DATA TO PROCESS:

____

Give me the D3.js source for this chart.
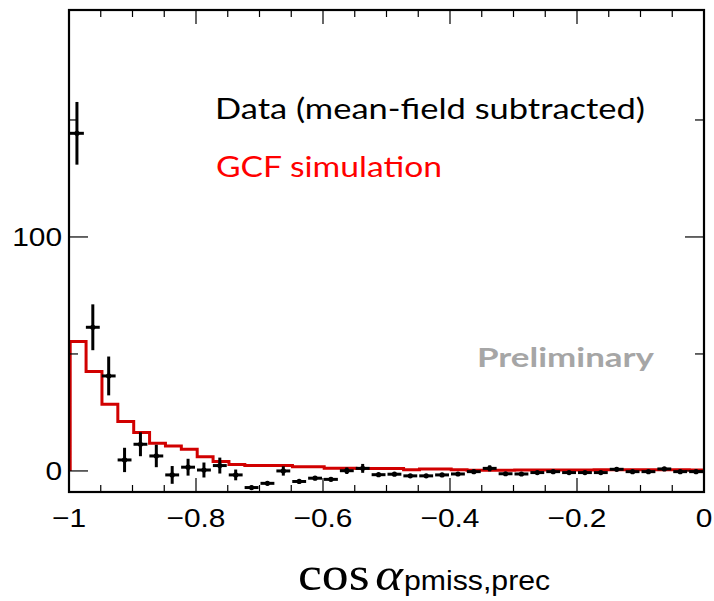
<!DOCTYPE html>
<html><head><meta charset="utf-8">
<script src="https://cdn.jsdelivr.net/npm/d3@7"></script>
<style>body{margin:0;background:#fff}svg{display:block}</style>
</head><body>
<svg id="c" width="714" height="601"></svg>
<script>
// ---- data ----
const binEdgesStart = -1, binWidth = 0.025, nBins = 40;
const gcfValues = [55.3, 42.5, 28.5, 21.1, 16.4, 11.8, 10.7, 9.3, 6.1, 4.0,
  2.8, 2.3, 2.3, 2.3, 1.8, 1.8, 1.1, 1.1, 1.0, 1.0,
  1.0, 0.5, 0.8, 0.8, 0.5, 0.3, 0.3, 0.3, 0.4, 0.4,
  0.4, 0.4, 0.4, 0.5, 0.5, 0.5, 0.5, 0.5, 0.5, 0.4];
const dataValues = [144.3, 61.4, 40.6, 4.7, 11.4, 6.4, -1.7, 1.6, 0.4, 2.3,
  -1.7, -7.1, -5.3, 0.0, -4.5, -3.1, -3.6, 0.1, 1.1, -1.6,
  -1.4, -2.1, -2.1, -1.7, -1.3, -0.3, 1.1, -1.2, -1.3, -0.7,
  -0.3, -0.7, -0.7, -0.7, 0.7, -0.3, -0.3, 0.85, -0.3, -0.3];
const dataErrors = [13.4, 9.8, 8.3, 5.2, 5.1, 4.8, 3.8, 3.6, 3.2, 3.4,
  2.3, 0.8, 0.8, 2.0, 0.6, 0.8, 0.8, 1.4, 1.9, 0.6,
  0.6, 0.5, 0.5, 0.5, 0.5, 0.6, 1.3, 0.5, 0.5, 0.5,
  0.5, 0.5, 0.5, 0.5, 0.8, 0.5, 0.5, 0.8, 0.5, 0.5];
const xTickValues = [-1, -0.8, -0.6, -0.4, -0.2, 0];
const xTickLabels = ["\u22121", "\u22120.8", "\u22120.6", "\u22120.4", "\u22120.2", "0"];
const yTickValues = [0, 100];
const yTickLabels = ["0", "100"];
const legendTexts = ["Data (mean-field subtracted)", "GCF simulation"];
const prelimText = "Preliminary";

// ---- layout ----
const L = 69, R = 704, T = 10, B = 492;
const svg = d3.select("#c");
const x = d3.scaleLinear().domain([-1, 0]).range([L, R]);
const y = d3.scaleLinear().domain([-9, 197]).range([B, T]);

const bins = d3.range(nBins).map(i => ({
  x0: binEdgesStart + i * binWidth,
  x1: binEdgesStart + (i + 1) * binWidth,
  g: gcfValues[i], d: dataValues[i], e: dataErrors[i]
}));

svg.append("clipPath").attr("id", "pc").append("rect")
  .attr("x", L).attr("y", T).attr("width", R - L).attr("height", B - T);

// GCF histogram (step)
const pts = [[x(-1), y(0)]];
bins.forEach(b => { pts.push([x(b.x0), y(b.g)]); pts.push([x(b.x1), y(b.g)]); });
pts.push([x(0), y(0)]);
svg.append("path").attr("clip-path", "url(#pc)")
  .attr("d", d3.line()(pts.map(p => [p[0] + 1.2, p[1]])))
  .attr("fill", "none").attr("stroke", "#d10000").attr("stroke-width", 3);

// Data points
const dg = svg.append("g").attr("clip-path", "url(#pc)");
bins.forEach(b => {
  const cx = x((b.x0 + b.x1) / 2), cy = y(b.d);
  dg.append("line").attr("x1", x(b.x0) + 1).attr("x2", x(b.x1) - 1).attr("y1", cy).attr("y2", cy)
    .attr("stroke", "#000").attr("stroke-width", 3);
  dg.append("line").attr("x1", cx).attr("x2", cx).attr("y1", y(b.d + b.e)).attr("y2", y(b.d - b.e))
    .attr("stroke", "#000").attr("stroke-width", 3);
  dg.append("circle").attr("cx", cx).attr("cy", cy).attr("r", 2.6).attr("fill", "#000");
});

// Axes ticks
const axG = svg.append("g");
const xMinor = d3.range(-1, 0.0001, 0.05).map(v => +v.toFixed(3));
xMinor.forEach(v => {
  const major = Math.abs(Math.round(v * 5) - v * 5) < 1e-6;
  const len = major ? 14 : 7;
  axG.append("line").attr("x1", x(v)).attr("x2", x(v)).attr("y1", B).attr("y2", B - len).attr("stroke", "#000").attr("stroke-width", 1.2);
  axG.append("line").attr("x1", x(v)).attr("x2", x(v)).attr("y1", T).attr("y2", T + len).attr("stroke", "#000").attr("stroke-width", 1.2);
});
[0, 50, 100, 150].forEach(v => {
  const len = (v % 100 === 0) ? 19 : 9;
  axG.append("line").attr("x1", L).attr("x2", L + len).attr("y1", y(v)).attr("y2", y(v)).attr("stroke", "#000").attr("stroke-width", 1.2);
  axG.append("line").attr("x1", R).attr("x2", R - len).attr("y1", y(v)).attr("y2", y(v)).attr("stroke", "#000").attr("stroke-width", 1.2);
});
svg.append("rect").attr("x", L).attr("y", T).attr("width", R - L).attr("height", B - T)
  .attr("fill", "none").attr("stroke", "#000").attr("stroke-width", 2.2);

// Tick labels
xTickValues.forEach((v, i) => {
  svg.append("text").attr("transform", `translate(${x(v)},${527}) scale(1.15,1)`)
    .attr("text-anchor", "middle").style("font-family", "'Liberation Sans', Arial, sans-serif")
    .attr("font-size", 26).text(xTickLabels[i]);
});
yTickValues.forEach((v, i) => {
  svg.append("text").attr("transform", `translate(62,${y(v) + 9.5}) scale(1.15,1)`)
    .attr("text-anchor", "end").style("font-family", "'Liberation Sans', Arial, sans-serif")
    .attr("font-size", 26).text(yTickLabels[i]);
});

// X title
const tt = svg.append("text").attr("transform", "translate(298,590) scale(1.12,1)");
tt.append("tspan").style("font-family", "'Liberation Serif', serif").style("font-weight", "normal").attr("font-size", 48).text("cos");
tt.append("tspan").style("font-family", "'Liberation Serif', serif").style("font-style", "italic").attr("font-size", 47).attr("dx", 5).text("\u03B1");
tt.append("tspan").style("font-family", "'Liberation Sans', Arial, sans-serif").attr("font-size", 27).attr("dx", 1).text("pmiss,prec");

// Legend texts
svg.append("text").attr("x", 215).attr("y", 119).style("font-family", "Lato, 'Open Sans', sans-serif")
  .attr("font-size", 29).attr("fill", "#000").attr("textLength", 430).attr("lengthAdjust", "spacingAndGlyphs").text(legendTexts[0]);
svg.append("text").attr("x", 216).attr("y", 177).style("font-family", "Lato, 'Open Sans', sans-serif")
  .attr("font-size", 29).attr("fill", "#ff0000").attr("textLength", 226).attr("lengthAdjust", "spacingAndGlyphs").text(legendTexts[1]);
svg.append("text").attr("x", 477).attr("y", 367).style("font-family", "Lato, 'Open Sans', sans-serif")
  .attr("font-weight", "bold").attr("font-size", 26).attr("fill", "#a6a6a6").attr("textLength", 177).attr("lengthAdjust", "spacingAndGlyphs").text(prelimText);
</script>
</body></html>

____

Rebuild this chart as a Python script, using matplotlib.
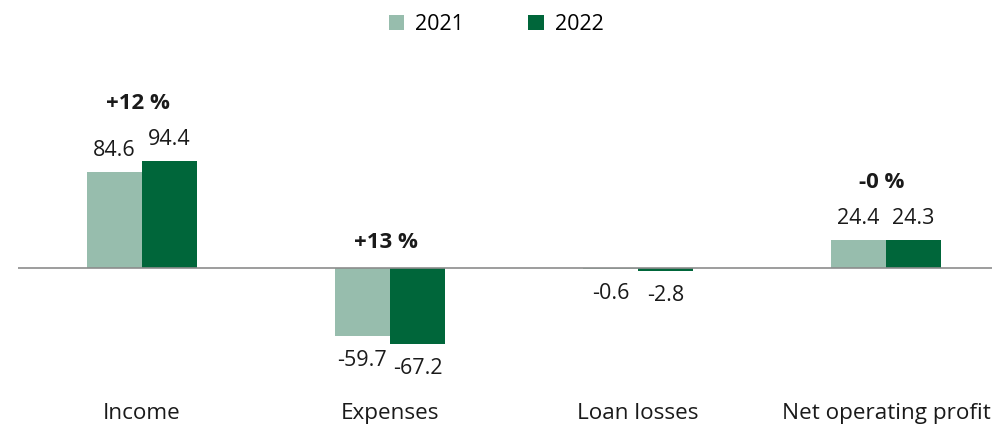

____

EXERCISE DETAILS: Copy each line of the entries that includes the word "chart".

EXERCISE RESULT:
Give me the D3.js source for this chart.
Rebuild this chart as a Python script, using matplotlib.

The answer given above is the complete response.